Sports, Community, and What People Actually Do

Sports are a genuine thread in Manchester’s social fabric, not just background noise. The New Hampshire Fisher Cats, the Double-A affiliate of the Toronto Blue Jays, draw solid crowds at Delta Dental Stadium right downtown—it’s a cheap, fun night out with a view of the river. High school football is a bigger deal here than in many cities its size; Manchester Memorial, Central, and West have rivalries that pack stands on Friday nights. For college sports, Saint Anselm College and Southern New Hampshire University bring a steady stream of basketball and hockey fans. Hockey itself is a year-round conversation, from youth leagues to the minor-league Manchester Monarchs (now in a different league, but the rink still fills up).

Beyond sports, the city punches above its weight for entertainment. The Palace Theatre on Hanover Street hosts touring acts, comedy shows, and community theater. The annual NH Fisher Cats’ Fourth of July fireworks are a citywide event, and the Manchester City Library anchors a surprisingly active literary scene. Outdoor life is simple: Livingston Park for a jog, the Piscataquog River Trail for a longer bike ride, and Lake Massabesic for kayaking or a quiet afternoon. The weather is classic New England—winters are real (snow, cold, the whole deal), summers are humid but short, and fall is spectacular. Seasonal rhythms dictate life: leaf-peeping in October, ice fishing in January, and a collective groan when the first nor’easter hits.
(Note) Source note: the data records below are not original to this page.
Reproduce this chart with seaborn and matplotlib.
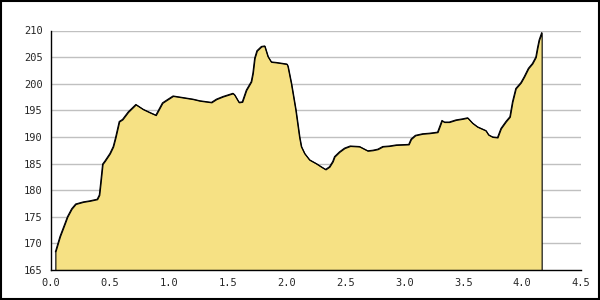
import numpy as np
import pandas as pd
import matplotlib
matplotlib.use("Agg")
import matplotlib.pyplot as plt
import seaborn as sns
from matplotlib.patches import Rectangle
from matplotlib.ticker import MultipleLocator

distance = [0.037, 0.076, 0.119, 0.139, 0.175, 0.209, 0.274, 0.33, 0.392, 0.41,
            0.421, 0.438, 0.458, 0.5, 0.528, 0.548, 0.579, 0.607, 0.655, 0.72,
            0.782, 0.839, 0.89, 0.946, 0.98, 1.036, 1.093, 1.206, 1.263, 1.362,
            1.404, 1.46, 1.545, 1.559, 1.596, 1.624, 1.658, 1.7, 1.714, 1.729,
            1.748, 1.786, 1.814, 1.842, 1.87, 1.913, 2.003, 2.011, 2.04, 2.078,
            2.11, 2.125, 2.153, 2.195, 2.252, 2.294, 2.331, 2.364, 2.392, 2.407,
            2.449, 2.492, 2.54, 2.619, 2.689, 2.731, 2.774, 2.816, 2.873, 2.93,
            3.037, 3.057, 3.093, 3.155, 3.212, 3.282, 3.319, 3.339, 3.381, 3.438,
            3.494, 3.537, 3.579, 3.621, 3.692, 3.715, 3.749, 3.791, 3.82, 3.862,
            3.896, 3.918, 3.946, 3.989, 4.017, 4.053, 4.087, 4.116, 4.13, 4.144,
            4.166]
elevation = [168.4, 171.3, 173.8, 175.0, 176.5, 177.4, 177.8, 178.0, 178.3, 179.1,
             181.3, 184.9, 185.5, 186.9, 188.2, 189.9, 192.9, 193.3, 194.7, 196.1,
             195.2, 194.6, 194.1, 196.4, 196.9, 197.7, 197.5, 197.1, 196.8, 196.5,
             197.1, 197.6, 198.2, 197.9, 196.5, 196.6, 198.8, 200.4, 202.0, 204.8,
             206.2, 207.0, 207.1, 205.1, 204.1, 204.0, 203.7, 203.3, 200.1, 195.1,
             190.0, 188.2, 186.9, 185.7, 185.0, 184.4, 183.9, 184.4, 185.4, 186.3,
             187.2, 187.9, 188.3, 188.2, 187.4, 187.5, 187.7, 188.2, 188.3, 188.5,
             188.6, 189.6, 190.3, 190.6, 190.7, 190.9, 193.1, 192.8, 192.8, 193.2,
             193.4, 193.6, 192.6, 191.9, 191.2, 190.4, 190.0, 189.9, 191.6, 192.9,
             193.8, 196.6, 199.1, 200.2, 201.3, 202.9, 203.8, 205.0, 206.7, 208.2,
             209.6]
x_ticks = [0.0, 0.5, 1.0, 1.5, 2.0, 2.5, 3.0, 3.5, 4.0, 4.5]
y_ticks = [165, 170, 175, 180, 185, 190, 195, 200, 205, 210]

df = pd.DataFrame({"distance": distance, "elevation": elevation})

sns.set_style("white")
plt.rcParams["font.family"] = ["DejaVu Sans Mono", "DejaVu Sans"]

fig = plt.figure(figsize=(6, 3), dpi=100)
ax = fig.add_axes([51 / 600, 30 / 300, 530 / 600, 239.5 / 300])

ax.set_xlim(0, 4.5)
ax.set_ylim(165, 210)

for yv in y_ticks[1:]:
    ax.axhline(yv, color="#c0c0c0", lw=1, zorder=0)

ax.fill_between(df["distance"], df["elevation"], 165, facecolor="#f6e184",
                edgecolor="black", linewidth=0.8, zorder=2)
sns.lineplot(data=df, x="distance", y="elevation", color="black", lw=0.8,
             ax=ax, zorder=3, estimator=None, sort=True)

ax.set_xticks(x_ticks)
ax.set_xticklabels([f"{v:.1f}" for v in x_ticks])
ax.set_yticks(y_ticks)
ax.set_yticklabels([str(v) for v in y_ticks])
ax.yaxis.set_minor_locator(MultipleLocator(1))
ax.tick_params(axis="both", which="major", direction="in", length=4, width=0.8,
               color="black", labelsize=7.5, pad=6)
ax.tick_params(axis="y", which="minor", direction="in", length=2, width=0.8,
               color="black")
ax.tick_params(axis="x", which="minor", length=0)
ax.set_xlabel("")
ax.set_ylabel("")

for s in ["top", "right"]:
    ax.spines[s].set_visible(False)
for s in ["left", "bottom"]:
    ax.spines[s].set_color("black")
    ax.spines[s].set_linewidth(1)

fig.patches.append(Rectangle((0.001, 0.002), 0.997, 0.996, transform=fig.transFigure,
                             fill=False, edgecolor="black", linewidth=1.5))

fig.savefig("out.png", dpi=100, facecolor="white")
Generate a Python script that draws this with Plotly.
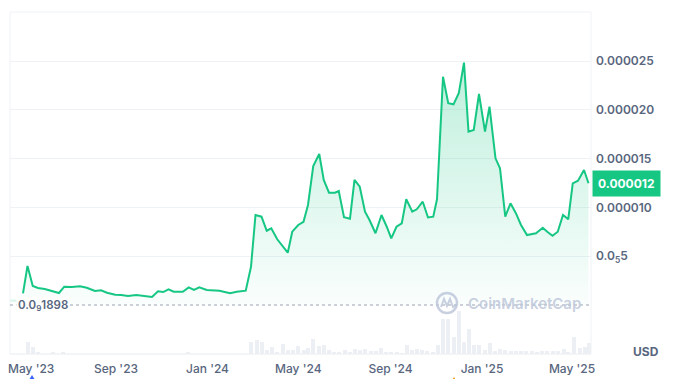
import plotly.graph_objects as go

# ---------------- data ----------------
price_dates = [
    "2023-04-30", "2023-05-06", "2023-05-13", "2023-05-20", "2023-05-29", "2023-06-07", "2023-06-17", "2023-06-24",
    "2023-07-04", "2023-07-15", "2023-07-24", "2023-08-04", "2023-08-12", "2023-08-20", "2023-08-31", "2023-09-08",
    "2023-09-17", "2023-09-28", "2023-10-07", "2023-10-19", "2023-10-27", "2023-11-03", "2023-11-10", "2023-11-17",
    "2023-11-29", "2023-12-07", "2023-12-14", "2023-12-21", "2023-12-31",
    "2024-01-09", "2024-01-17", "2024-01-31", "2024-02-09", "2024-02-21", "2024-02-28", "2024-03-05", "2024-03-13",
    "2024-03-20", "2024-03-26", "2024-04-03", "2024-04-09", "2024-04-17", "2024-04-23", "2024-05-01", "2024-05-08",
    "2024-05-14", "2024-05-21", "2024-05-29", "2024-06-04", "2024-06-11", "2024-06-19", "2024-06-24", "2024-07-01",
    "2024-07-09", "2024-07-15", "2024-07-22", "2024-07-29", "2024-08-04", "2024-08-12", "2024-08-20", "2024-08-27",
    "2024-09-02", "2024-09-09", "2024-09-16", "2024-09-22", "2024-09-30", "2024-10-06", "2024-10-14", "2024-10-21",
    "2024-10-28", "2024-11-02", "2024-11-10", "2024-11-17", "2024-11-24", "2024-12-01", "2024-12-08", "2024-12-14",
    "2024-12-21", "2024-12-28",
    "2025-01-05", "2025-01-11", "2025-01-19", "2025-01-25", "2025-02-01", "2025-02-08", "2025-02-15", "2025-02-22",
    "2025-03-02", "2025-03-14", "2025-03-23", "2025-03-29", "2025-04-05", "2025-04-12", "2025-04-19", "2025-04-26",
    "2025-05-02", "2025-05-09", "2025-05-17", "2025-05-23",
]
price_usd = [
    1.20e-6, 4.00e-6, 1.95e-6, 1.74e-6, 1.64e-6, 1.47e-6, 1.23e-6, 1.88e-6, 1.84e-6, 1.92e-6,
    1.77e-6, 1.43e-6, 1.51e-6, 1.26e-6, 1.06e-6, 1.02e-6, 0.92e-6, 1.02e-6, 0.92e-6, 0.82e-6,
    1.40e-6, 1.33e-6, 1.61e-6, 1.36e-6, 1.36e-6, 1.81e-6, 1.54e-6, 1.81e-6, 1.54e-6, 1.47e-6,
    1.47e-6, 1.20e-6, 1.36e-6, 1.47e-6, 3.92e-6, 9.22e-6, 9.05e-6, 7.61e-6, 7.86e-6, 6.73e-6,
    6.15e-6, 5.36e-6, 7.51e-6, 8.20e-6, 8.53e-6, 10.25e-6, 14.24e-6, 15.47e-6, 12.81e-6, 11.51e-6,
    11.51e-6, 11.68e-6, 8.99e-6, 8.84e-6, 12.81e-6, 12.12e-6, 9.56e-6, 8.71e-6, 7.35e-6, 9.22e-6,
    8.02e-6, 6.83e-6, 8.02e-6, 8.37e-6, 10.83e-6, 9.56e-6, 9.81e-6, 10.58e-6, 8.97e-6, 9.05e-6,
    10.83e-6, 23.39e-6, 20.67e-6, 20.56e-6, 21.69e-6, 24.83e-6, 17.76e-6, 17.93e-6, 21.62e-6, 17.76e-6,
    20.32e-6, 15.03e-6, 14.01e-6, 9.05e-6, 10.42e-6, 9.43e-6, 8.20e-6, 7.17e-6, 7.35e-6, 7.92e-6,
    7.51e-6, 7.10e-6, 7.51e-6, 9.22e-6, 8.78e-6, 12.47e-6, 12.74e-6, 13.83e-6, 12.47e-6,
]
# faint pre-listing segment
pre_dates = ["2023-04-12", "2023-04-30"]
pre_usd = [0.45e-6, 0.45e-6]

vol_dates = [
    "2023-05-07", "2023-05-13", "2023-05-20", "2023-06-09", "2023-06-22", "2023-12-06",
    "2024-02-28", "2024-03-07", "2024-03-13", "2024-03-20", "2024-03-27", "2024-04-03", "2024-04-10", "2024-04-17",
    "2024-04-24", "2024-05-01", "2024-05-08", "2024-05-14", "2024-05-21", "2024-05-29", "2024-06-04", "2024-06-11",
    "2024-06-18", "2024-06-24", "2024-07-02", "2024-07-09", "2024-07-15", "2024-07-22", "2024-07-29", "2024-08-06",
    "2024-08-12", "2024-08-19", "2024-08-26", "2024-09-02", "2024-09-09", "2024-09-16", "2024-09-23", "2024-09-30",
    "2024-10-06", "2024-10-13", "2024-10-20", "2024-10-28", "2024-11-03", "2024-11-10", "2024-11-17", "2024-11-25",
    "2024-12-01", "2024-12-08", "2024-12-14", "2024-12-21", "2024-12-28",
    "2025-01-05", "2025-01-11", "2025-01-18", "2025-01-25", "2025-02-01", "2025-02-08", "2025-02-15", "2025-02-22",
    "2025-03-01", "2025-03-08", "2025-03-15", "2025-03-22", "2025-03-29", "2025-04-05", "2025-04-12", "2025-04-20",
    "2025-04-26", "2025-05-03", "2025-05-11", "2025-05-18", "2025-05-24",
]
vol_index = [
    12, 7, 2, 2, 2, 1.5,
    11.7, 13.7, 12, 4, 6.7, 1.3, 9.7, 4,
    4, 8, 4, 5.7, 15, 8, 9, 4,
    2.3, 1.3, 4, 2, 4.7, 4, 4.7, 3,
    3, 6, 1.3, 2, 2.3, 1, 9, 4,
    4.7, 4, 2.7, 2, 9, 34.7, 34.7, 16.7,
    43, 11.7, 24.7, 8.7, 8.7,
    4, 10.7, 2.7, 5.3, 4, 3.3, 2.7, 3,
    2.7, 2.7, 2.3, 2.7, 2.7, 3, 2.7, 4.7,
    1.3, 16.7, 5.7, 7.3, 11.3,
]

y_tickvals = [5e-6, 10e-6, 15e-6, 20e-6, 25e-6]
y_ticktext = ["0.0<sub>5</sub>5", "0.000010", "0.000015", "0.000020", "0.000025"]
first_tick_label = "May '23"
current_label = "0.000012"
low_label = "0.0<sub>9</sub>1898"
low_value = 1.898e-10

# ---------------- styling ----------------
PAGE_W, PAGE_H = 678, 379
OFF = 8                      # browser default body margin
W, H = PAGE_W - OFF, PAGE_H - OFF
# plot-area edges in page pixels
L, R, T, B = 10, 591, 12, 354
GREEN = "#16c784"
GRID = "#eff2f5"
TXT = "#58667e"
WM = "rgba(190,200,218,0.85)"
FONT = "Inter"


def px_x(px):
    return (px - L) / (R - L)


def px_y(py):
    return (B - py) / (B - T)


fig = go.Figure()

fig.add_trace(go.Bar(
    x=vol_dates, y=vol_index, marker_color="#eceff3", marker_line_width=0,
    width=4.6e8, yaxis="y", hoverinfo="skip", showlegend=False,
))

fig.add_trace(go.Scatter(
    x=pre_dates, y=pre_usd, yaxis="y2", mode="lines",
    line=dict(color="rgba(22,199,132,0.18)", width=2), showlegend=False, hoverinfo="skip",
))

fig.add_trace(go.Scatter(
    x=price_dates, y=price_usd, yaxis="y2", mode="lines",
    line=dict(color=GREEN, width=2), fill="tozeroy",
    fillgradient=dict(type="vertical", start=0, stop=25e-6,
                      colorscale=[[0, "rgba(22,199,132,0.02)"], [1, "rgba(22,199,132,0.28)"]]),
    showlegend=False,
))

shapes = [
    dict(type="line", xref="paper", yref="paper", x0=0, x1=0, y0=0, y1=1, line=dict(color=GRID, width=1)),
    dict(type="line", xref="paper", yref="paper", x0=0, x1=1, y0=1, y1=1, line=dict(color=GRID, width=1)),
    dict(type="line", xref="paper", yref="paper", x0=1, x1=1, y0=0, y1=1, line=dict(color=GRID, width=1)),
    dict(type="line", xref="paper", yref="paper", x0=0, x1=1, y0=0, y1=0, line=dict(color=GRID, width=1.5)),
    dict(type="line", xref="paper", yref="y2", x0=0, x1=1, y0=low_value, y1=low_value,
         line=dict(color="#9aa3b2", width=1, dash="dot"), layer="above"),
    dict(type="circle", xref="paper", yref="paper",
         x0=px_x(437), x1=px_x(457), y0=px_y(313), y1=px_y(293),
         line=dict(color=WM, width=2.5), layer="above"),
    dict(type="path", xref="paper", yref="paper",
         path=("M {:.4f},{:.4f} L {:.4f},{:.4f} L {:.4f},{:.4f} L {:.4f},{:.4f} L {:.4f},{:.4f} L {:.4f},{:.4f}".format(
             px_x(441), px_y(307), px_x(444), px_y(299), px_x(447), px_y(306),
             px_x(450), px_y(299), px_x(453), px_y(307), px_x(456), px_y(305))),
         line=dict(color=WM, width=2), layer="above"),
    dict(type="path", xref="paper", yref="paper",
         path="M {:.4f},{:.4f} L {:.4f},{:.4f} L {:.4f},{:.4f} Z".format(
             px_x(29), px_y(380), px_x(35), px_y(380), px_x(32), px_y(375)),
         fillcolor="#3861fb", line=dict(width=0)),
    dict(type="path", xref="paper", yref="paper",
         path="M {:.4f},{:.4f} L {:.4f},{:.4f} L {:.4f},{:.4f} Z".format(
             px_x(452), px_y(380), px_x(456), px_y(380), px_x(454), px_y(377)),
         fillcolor="#f5a623", line=dict(width=0)),
]

annotations = [
    dict(xref="paper", yref="y2", x=0, y=low_value, xanchor="left", yanchor="middle", xshift=6,
         text=low_label, showarrow=False, bgcolor="white", borderpad=1,
         font=dict(family=FONT, size=11.5, color=TXT, weight=600)),
    dict(xref="paper", yref="y2", x=1, y=price_usd[-1], xanchor="left", yanchor="middle", xshift=1,
         text="<b>" + current_label + "</b>", showarrow=False, bgcolor=GREEN, borderpad=5,
         font=dict(family=FONT, size=12, color="white")),
    dict(xref="paper", yref="paper", x=px_x(466), y=px_y(303), xanchor="left", yanchor="middle",
         text="CoinMarketCap", showarrow=False,
         font=dict(family=FONT, size=15, color=WM, weight=600)),
    dict(xref="paper", yref="paper", x=px_x(646), y=px_y(351), xanchor="center", yanchor="middle",
         text="USD", showarrow=False, font=dict(family=FONT, size=12, color=TXT, weight=700)),
    dict(xref="paper", yref="paper", x=px_x(31), y=px_y(368), xanchor="center", yanchor="middle",
         text=first_tick_label, showarrow=False, font=dict(family=FONT, size=12, color=TXT, weight=500)),
]

fig.update_layout(
    width=W, height=H,
    margin=dict(l=L - OFF, r=PAGE_W - R, t=T - OFF, b=PAGE_H - B, autoexpand=False),
    paper_bgcolor="white", plot_bgcolor="white",
    bargap=0, showlegend=False,
    font=dict(family=FONT, size=12, color=TXT),
    xaxis=dict(
        type="date", range=["2023-04-12 16:00", "2025-05-26 08:00"],
        tick0="2023-09-01", dtick="M4", tickformat="%b '%y",
        showgrid=False, zeroline=False, showline=False, ticks="",
        tickfont=dict(family=FONT, size=12, color=TXT, weight=500),
        ticklabelstandoff=6, automargin=False,
    ),
    yaxis=dict(range=[0, B - T], visible=False, fixedrange=True),
    yaxis2=dict(
        overlaying="y", side="right", range=[-5.02e-6, 30.02e-6],
        tickvals=y_tickvals, ticktext=y_ticktext,
        showgrid=True, gridcolor=GRID, gridwidth=1, zeroline=False, showline=False, ticks="",
        tickfont=dict(family=FONT, size=12, color=TXT, weight=600),
        ticklabelstandoff=4, automargin=False,
    ),
    shapes=shapes, annotations=annotations,
)

fig.write_html("out.html")
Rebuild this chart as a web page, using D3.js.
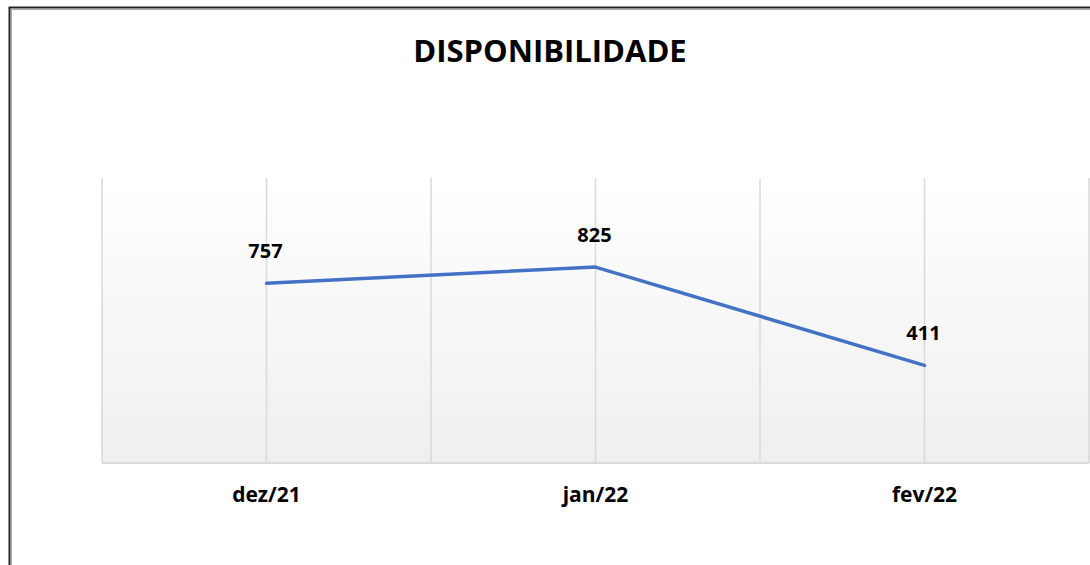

Pros and Cons of Living Here

Longtime residents will tell you the biggest upside is location. Manchester is an hour from Boston, an hour from the White Mountains, and 45 minutes from the Seacoast. You can ski in the morning and be at a Red Sox game by afternoon. The downsides are equally real. The violent crime rate is 320.7 per 100,000—higher than the national average, and it’s concentrated in specific neighborhoods, not citywide. Property crime is a more common annoyance, especially car break-ins near downtown. Traffic is manageable by big-city standards, but the Everett Turnpike bottlenecks at rush hour, and the city’s one-way street grid can confuse newcomers.

  • Pros: Affordable relative to Boston, strong sense of community, good schools (Manchester School District has solid options, though results vary by school), easy access to mountains and coast, growing job market in healthcare and education.
  • Cons: Property taxes are high (New Hampshire has no income or sales tax, so the burden falls on real estate), winter can feel long and gray, some downtown areas feel a bit rough around the edges, and the restaurant scene is improving but still limited compared to Portsmouth or Portland.

One cultural quirk: Manchester is proudly not Boston. Locals will gently correct you if you confuse the two. The city has its own identity—rooted in the Amoskeag Mills, the old Franco-American neighborhoods, and a stubborn independence. You’ll hear French last names everywhere, a legacy of the mill workers who built the city. That heritage shows up in the food, too—try a poutine at the Red Arrow Diner, a 24-hour institution that’s been around since 1922, or grab a steak bomb sub at Moe’s Italian Sandwiches. The schools are a central community hub; high school sports and band concerts are well-attended, and the public library system is a point of pride. For a single person or a parent, Manchester offers a real trade-off: you give up some polish and convenience, but you gain a place where you can actually own a home, know your neighbors, and still get to the city when you want.